- Collected material -

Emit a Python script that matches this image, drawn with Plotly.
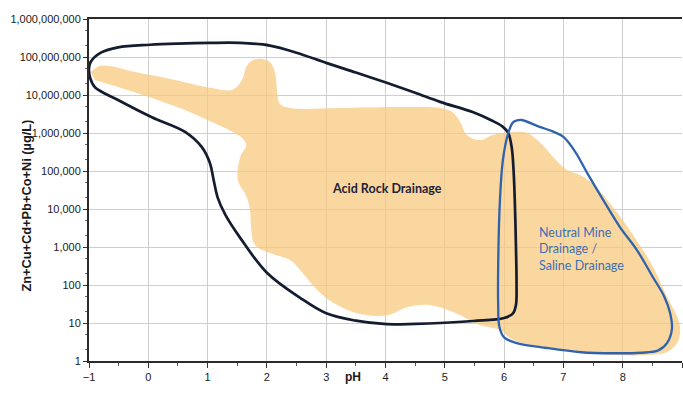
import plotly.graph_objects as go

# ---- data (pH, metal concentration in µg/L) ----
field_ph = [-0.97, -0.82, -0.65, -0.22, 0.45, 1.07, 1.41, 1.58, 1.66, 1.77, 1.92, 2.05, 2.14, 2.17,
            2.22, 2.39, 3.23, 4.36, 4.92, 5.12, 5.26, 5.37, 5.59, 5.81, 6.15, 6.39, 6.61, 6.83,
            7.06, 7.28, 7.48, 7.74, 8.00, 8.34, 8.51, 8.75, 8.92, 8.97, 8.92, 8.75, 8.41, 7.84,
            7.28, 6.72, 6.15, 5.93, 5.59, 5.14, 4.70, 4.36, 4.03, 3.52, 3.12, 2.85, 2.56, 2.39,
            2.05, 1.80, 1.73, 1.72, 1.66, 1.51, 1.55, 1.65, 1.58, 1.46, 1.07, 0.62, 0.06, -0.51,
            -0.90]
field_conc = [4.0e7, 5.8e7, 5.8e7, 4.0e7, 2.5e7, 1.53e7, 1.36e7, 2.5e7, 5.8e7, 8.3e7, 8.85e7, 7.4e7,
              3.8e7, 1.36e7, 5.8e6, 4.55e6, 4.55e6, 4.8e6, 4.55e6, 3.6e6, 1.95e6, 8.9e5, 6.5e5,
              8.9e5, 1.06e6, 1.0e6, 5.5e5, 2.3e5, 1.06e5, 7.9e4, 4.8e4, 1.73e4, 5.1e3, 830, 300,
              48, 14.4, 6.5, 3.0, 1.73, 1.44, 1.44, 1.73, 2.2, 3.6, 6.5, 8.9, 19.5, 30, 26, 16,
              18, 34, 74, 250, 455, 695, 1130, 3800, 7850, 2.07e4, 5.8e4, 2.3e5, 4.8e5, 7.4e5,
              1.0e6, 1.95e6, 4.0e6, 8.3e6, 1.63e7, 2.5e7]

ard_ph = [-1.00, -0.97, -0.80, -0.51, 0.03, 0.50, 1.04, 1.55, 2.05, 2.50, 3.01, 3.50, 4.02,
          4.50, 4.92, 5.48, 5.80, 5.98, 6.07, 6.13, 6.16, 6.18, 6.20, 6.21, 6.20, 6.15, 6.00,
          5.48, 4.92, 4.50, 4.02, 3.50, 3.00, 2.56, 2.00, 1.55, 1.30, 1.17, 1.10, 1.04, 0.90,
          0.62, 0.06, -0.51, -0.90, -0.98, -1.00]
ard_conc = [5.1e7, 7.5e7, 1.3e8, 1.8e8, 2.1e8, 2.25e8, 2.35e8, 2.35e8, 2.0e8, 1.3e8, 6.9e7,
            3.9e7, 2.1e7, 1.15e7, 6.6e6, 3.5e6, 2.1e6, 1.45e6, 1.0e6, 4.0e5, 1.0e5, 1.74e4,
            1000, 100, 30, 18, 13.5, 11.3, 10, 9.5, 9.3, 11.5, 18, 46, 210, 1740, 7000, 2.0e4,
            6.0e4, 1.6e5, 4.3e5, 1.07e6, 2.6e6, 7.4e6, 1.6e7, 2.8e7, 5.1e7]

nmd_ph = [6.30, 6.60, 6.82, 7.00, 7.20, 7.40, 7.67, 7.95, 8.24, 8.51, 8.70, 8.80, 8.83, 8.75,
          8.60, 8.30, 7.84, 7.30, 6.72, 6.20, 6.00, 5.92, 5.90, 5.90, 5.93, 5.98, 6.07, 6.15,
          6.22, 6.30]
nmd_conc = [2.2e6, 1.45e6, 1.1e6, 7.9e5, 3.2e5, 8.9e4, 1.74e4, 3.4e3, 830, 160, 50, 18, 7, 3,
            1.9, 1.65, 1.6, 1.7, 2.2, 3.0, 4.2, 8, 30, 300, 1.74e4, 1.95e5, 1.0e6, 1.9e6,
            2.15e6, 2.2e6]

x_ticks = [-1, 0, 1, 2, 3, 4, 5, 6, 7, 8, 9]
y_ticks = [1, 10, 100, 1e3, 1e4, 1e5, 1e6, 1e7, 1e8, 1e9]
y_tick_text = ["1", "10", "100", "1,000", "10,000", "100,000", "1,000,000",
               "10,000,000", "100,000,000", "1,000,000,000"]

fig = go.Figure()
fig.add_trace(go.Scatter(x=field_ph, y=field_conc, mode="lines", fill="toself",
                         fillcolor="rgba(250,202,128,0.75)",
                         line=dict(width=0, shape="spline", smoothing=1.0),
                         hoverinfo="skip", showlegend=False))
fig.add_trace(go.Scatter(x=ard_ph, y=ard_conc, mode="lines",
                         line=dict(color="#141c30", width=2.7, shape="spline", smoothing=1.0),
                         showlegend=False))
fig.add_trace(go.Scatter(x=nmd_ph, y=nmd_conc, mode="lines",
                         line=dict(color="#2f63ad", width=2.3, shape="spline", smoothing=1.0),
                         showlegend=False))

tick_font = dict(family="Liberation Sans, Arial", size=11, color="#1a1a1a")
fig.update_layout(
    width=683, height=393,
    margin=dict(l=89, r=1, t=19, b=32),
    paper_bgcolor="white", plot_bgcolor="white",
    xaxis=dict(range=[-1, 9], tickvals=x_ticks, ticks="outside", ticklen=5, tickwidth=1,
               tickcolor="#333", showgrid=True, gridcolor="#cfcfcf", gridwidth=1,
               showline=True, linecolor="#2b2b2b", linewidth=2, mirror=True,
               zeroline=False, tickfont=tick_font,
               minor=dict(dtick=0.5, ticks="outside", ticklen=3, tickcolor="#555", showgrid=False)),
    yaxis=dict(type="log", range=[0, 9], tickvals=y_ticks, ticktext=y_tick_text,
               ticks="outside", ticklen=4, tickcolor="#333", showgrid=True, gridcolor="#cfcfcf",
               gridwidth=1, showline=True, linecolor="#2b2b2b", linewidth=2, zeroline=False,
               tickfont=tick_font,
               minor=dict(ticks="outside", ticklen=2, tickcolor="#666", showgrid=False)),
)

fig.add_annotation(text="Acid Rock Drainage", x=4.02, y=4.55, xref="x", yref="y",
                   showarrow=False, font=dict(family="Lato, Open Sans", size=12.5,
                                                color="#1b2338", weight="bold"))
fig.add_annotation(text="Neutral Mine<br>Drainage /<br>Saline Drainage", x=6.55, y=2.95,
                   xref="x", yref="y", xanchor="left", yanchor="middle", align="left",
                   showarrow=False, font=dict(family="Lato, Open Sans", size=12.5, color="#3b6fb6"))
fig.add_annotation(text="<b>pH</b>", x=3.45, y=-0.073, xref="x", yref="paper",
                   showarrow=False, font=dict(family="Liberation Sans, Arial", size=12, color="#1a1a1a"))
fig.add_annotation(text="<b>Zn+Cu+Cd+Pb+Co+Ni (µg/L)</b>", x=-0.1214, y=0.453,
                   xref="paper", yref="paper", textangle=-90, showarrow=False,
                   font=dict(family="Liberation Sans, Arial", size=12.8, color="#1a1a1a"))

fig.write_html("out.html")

- Your instructions -
Every line above should be returned exactly; the pictures stay out.

- Exercise output -
Emit a Python script that matches this image, drawn with Plotly.
import plotly.graph_objects as go

# ---- data (pH, metal concentration in µg/L) ----
field_ph = [-0.97, -0.82, -0.65, -0.22, 0.45, 1.07, 1.41, 1.58, 1.66, 1.77, 1.92, 2.05, 2.14, 2.17,
            2.22, 2.39, 3.23, 4.36, 4.92, 5.12, 5.26, 5.37, 5.59, 5.81, 6.15, 6.39, 6.61, 6.83,
            7.06, 7.28, 7.48, 7.74, 8.00, 8.34, 8.51, 8.75, 8.92, 8.97, 8.92, 8.75, 8.41, 7.84,
            7.28, 6.72, 6.15, 5.93, 5.59, 5.14, 4.70, 4.36, 4.03, 3.52, 3.12, 2.85, 2.56, 2.39,
            2.05, 1.80, 1.73, 1.72, 1.66, 1.51, 1.55, 1.65, 1.58, 1.46, 1.07, 0.62, 0.06, -0.51,
            -0.90]
field_conc = [4.0e7, 5.8e7, 5.8e7, 4.0e7, 2.5e7, 1.53e7, 1.36e7, 2.5e7, 5.8e7, 8.3e7, 8.85e7, 7.4e7,
              3.8e7, 1.36e7, 5.8e6, 4.55e6, 4.55e6, 4.8e6, 4.55e6, 3.6e6, 1.95e6, 8.9e5, 6.5e5,
              8.9e5, 1.06e6, 1.0e6, 5.5e5, 2.3e5, 1.06e5, 7.9e4, 4.8e4, 1.73e4, 5.1e3, 830, 300,
              48, 14.4, 6.5, 3.0, 1.73, 1.44, 1.44, 1.73, 2.2, 3.6, 6.5, 8.9, 19.5, 30, 26, 16,
              18, 34, 74, 250, 455, 695, 1130, 3800, 7850, 2.07e4, 5.8e4, 2.3e5, 4.8e5, 7.4e5,
              1.0e6, 1.95e6, 4.0e6, 8.3e6, 1.63e7, 2.5e7]

ard_ph = [-1.00, -0.97, -0.80, -0.51, 0.03, 0.50, 1.04, 1.55, 2.05, 2.50, 3.01, 3.50, 4.02,
          4.50, 4.92, 5.48, 5.80, 5.98, 6.07, 6.13, 6.16, 6.18, 6.20, 6.21, 6.20, 6.15, 6.00,
          5.48, 4.92, 4.50, 4.02, 3.50, 3.00, 2.56, 2.00, 1.55, 1.30, 1.17, 1.10, 1.04, 0.90,
          0.62, 0.06, -0.51, -0.90, -0.98, -1.00]
ard_conc = [5.1e7, 7.5e7, 1.3e8, 1.8e8, 2.1e8, 2.25e8, 2.35e8, 2.35e8, 2.0e8, 1.3e8, 6.9e7,
            3.9e7, 2.1e7, 1.15e7, 6.6e6, 3.5e6, 2.1e6, 1.45e6, 1.0e6, 4.0e5, 1.0e5, 1.74e4,
            1000, 100, 30, 18, 13.5, 11.3, 10, 9.5, 9.3, 11.5, 18, 46, 210, 1740, 7000, 2.0e4,
            6.0e4, 1.6e5, 4.3e5, 1.07e6, 2.6e6, 7.4e6, 1.6e7, 2.8e7, 5.1e7]

nmd_ph = [6.30, 6.60, 6.82, 7.00, 7.20, 7.40, 7.67, 7.95, 8.24, 8.51, 8.70, 8.80, 8.83, 8.75,
          8.60, 8.30, 7.84, 7.30, 6.72, 6.20, 6.00, 5.92, 5.90, 5.90, 5.93, 5.98, 6.07, 6.15,
          6.22, 6.30]
nmd_conc = [2.2e6, 1.45e6, 1.1e6, 7.9e5, 3.2e5, 8.9e4, 1.74e4, 3.4e3, 830, 160, 50, 18, 7, 3,
            1.9, 1.65, 1.6, 1.7, 2.2, 3.0, 4.2, 8, 30, 300, 1.74e4, 1.95e5, 1.0e6, 1.9e6,
            2.15e6, 2.2e6]

x_ticks = [-1, 0, 1, 2, 3, 4, 5, 6, 7, 8, 9]
y_ticks = [1, 10, 100, 1e3, 1e4, 1e5, 1e6, 1e7, 1e8, 1e9]
y_tick_text = ["1", "10", "100", "1,000", "10,000", "100,000", "1,000,000",
               "10,000,000", "100,000,000", "1,000,000,000"]

fig = go.Figure()
fig.add_trace(go.Scatter(x=field_ph, y=field_conc, mode="lines", fill="toself",
                         fillcolor="rgba(250,202,128,0.75)",
                         line=dict(width=0, shape="spline", smoothing=1.0),
                         hoverinfo="skip", showlegend=False))
fig.add_trace(go.Scatter(x=ard_ph, y=ard_conc, mode="lines",
                         line=dict(color="#141c30", width=2.7, shape="spline", smoothing=1.0),
                         showlegend=False))
fig.add_trace(go.Scatter(x=nmd_ph, y=nmd_conc, mode="lines",
                         line=dict(color="#2f63ad", width=2.3, shape="spline", smoothing=1.0),
                         showlegend=False))

tick_font = dict(family="Liberation Sans, Arial", size=11, color="#1a1a1a")
fig.update_layout(
    width=683, height=393,
    margin=dict(l=89, r=1, t=19, b=32),
    paper_bgcolor="white", plot_bgcolor="white",
    xaxis=dict(range=[-1, 9], tickvals=x_ticks, ticks="outside", ticklen=5, tickwidth=1,
               tickcolor="#333", showgrid=True, gridcolor="#cfcfcf", gridwidth=1,
               showline=True, linecolor="#2b2b2b", linewidth=2, mirror=True,
               zeroline=False, tickfont=tick_font,
               minor=dict(dtick=0.5, ticks="outside", ticklen=3, tickcolor="#555", showgrid=False)),
    yaxis=dict(type="log", range=[0, 9], tickvals=y_ticks, ticktext=y_tick_text,
               ticks="outside", ticklen=4, tickcolor="#333", showgrid=True, gridcolor="#cfcfcf",
               gridwidth=1, showline=True, linecolor="#2b2b2b", linewidth=2, zeroline=False,
               tickfont=tick_font,
               minor=dict(ticks="outside", ticklen=2, tickcolor="#666", showgrid=False)),
)

fig.add_annotation(text="Acid Rock Drainage", x=4.02, y=4.55, xref="x", yref="y",
                   showarrow=False, font=dict(family="Lato, Open Sans", size=12.5,
                                                color="#1b2338", weight="bold"))
fig.add_annotation(text="Neutral Mine<br>Drainage /<br>Saline Drainage", x=6.55, y=2.95,
                   xref="x", yref="y", xanchor="left", yanchor="middle", align="left",
                   showarrow=False, font=dict(family="Lato, Open Sans", size=12.5, color="#3b6fb6"))
fig.add_annotation(text="<b>pH</b>", x=3.45, y=-0.073, xref="x", yref="paper",
                   showarrow=False, font=dict(family="Liberation Sans, Arial", size=12, color="#1a1a1a"))
fig.add_annotation(text="<b>Zn+Cu+Cd+Pb+Co+Ni (µg/L)</b>", x=-0.1214, y=0.453,
                   xref="paper", yref="paper", textangle=-90, showarrow=False,
                   font=dict(family="Liberation Sans, Arial", size=12.8, color="#1a1a1a"))

fig.write_html("out.html")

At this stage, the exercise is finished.